Exercise requirements.
Without the pictures, write out all the lines below exactly as they appear.

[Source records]
══════

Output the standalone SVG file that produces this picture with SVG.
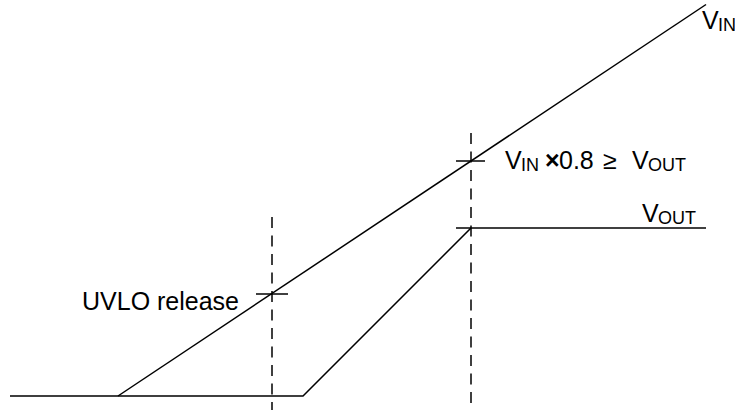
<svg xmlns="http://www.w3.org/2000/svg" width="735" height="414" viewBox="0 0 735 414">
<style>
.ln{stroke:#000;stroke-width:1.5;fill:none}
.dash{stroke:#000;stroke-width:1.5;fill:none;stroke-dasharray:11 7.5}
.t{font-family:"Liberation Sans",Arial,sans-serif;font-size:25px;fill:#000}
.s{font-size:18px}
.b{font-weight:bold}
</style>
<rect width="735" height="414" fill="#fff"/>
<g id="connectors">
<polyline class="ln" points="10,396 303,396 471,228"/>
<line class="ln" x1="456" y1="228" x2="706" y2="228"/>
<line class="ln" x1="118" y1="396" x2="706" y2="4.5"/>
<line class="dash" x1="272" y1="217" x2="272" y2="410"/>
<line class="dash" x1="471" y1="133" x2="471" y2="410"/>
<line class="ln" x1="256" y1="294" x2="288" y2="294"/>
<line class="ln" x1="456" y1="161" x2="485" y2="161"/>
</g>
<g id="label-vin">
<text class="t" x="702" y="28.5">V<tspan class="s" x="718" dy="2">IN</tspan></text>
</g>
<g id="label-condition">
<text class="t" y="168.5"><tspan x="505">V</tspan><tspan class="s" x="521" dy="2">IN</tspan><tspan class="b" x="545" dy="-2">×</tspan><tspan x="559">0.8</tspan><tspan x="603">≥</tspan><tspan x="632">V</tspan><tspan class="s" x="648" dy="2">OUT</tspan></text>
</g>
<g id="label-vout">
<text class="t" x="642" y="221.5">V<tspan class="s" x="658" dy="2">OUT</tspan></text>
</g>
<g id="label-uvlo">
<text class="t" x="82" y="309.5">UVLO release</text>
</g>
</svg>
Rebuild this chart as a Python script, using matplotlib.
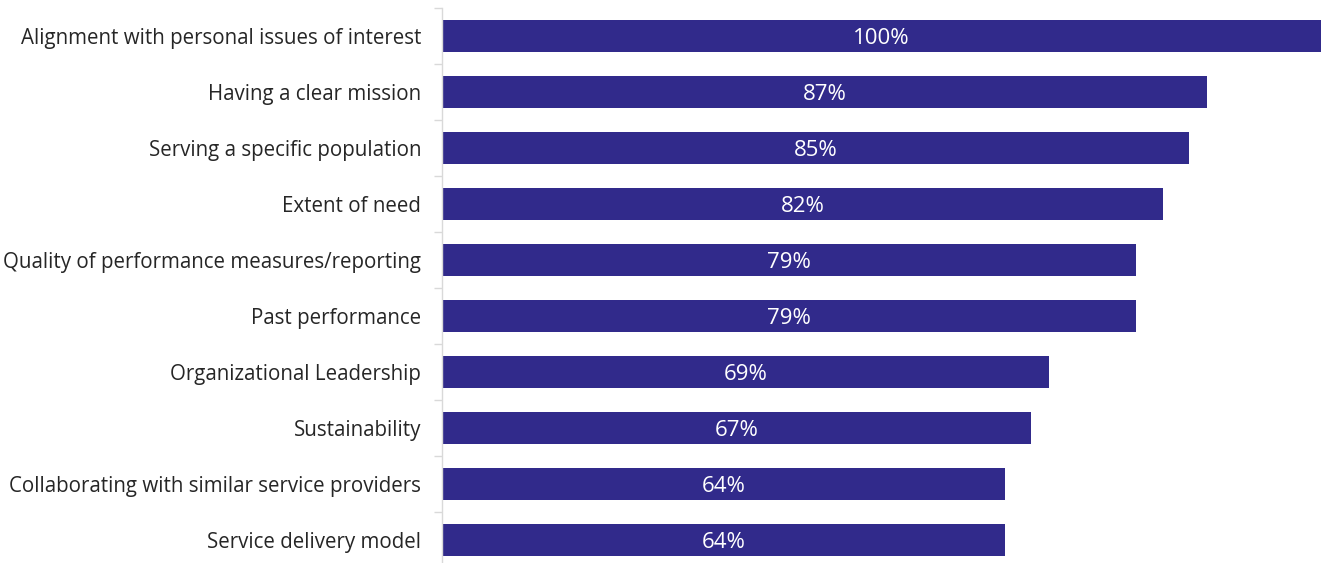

══════

Exercise output.
Output the standalone SVG file that produces this picture with SVG.
<svg xmlns="http://www.w3.org/2000/svg" width="735" height="414" viewBox="0 0 735 414">
<style>
.ln{stroke:#000;stroke-width:1.5;fill:none}
.dash{stroke:#000;stroke-width:1.5;fill:none;stroke-dasharray:11 7.5}
.t{font-family:"Liberation Sans",Arial,sans-serif;font-size:25px;fill:#000}
.s{font-size:18px}
.b{font-weight:bold}
</style>
<rect width="735" height="414" fill="#fff"/>
<g id="connectors">
<polyline class="ln" points="10,396 303,396 471,228"/>
<line class="ln" x1="456" y1="228" x2="706" y2="228"/>
<line class="ln" x1="118" y1="396" x2="706" y2="4.5"/>
<line class="dash" x1="272" y1="217" x2="272" y2="410"/>
<line class="dash" x1="471" y1="133" x2="471" y2="410"/>
<line class="ln" x1="256" y1="294" x2="288" y2="294"/>
<line class="ln" x1="456" y1="161" x2="485" y2="161"/>
</g>
<g id="label-vin">
<text class="t" x="702" y="28.5">V<tspan class="s" x="718" dy="2">IN</tspan></text>
</g>
<g id="label-condition">
<text class="t" y="168.5"><tspan x="505">V</tspan><tspan class="s" x="521" dy="2">IN</tspan><tspan class="b" x="545" dy="-2">×</tspan><tspan x="559">0.8</tspan><tspan x="603">≥</tspan><tspan x="632">V</tspan><tspan class="s" x="648" dy="2">OUT</tspan></text>
</g>
<g id="label-vout">
<text class="t" x="642" y="221.5">V<tspan class="s" x="658" dy="2">OUT</tspan></text>
</g>
<g id="label-uvlo">
<text class="t" x="82" y="309.5">UVLO release</text>
</g>
</svg>
Rebuild this chart as a Python script, using matplotlib.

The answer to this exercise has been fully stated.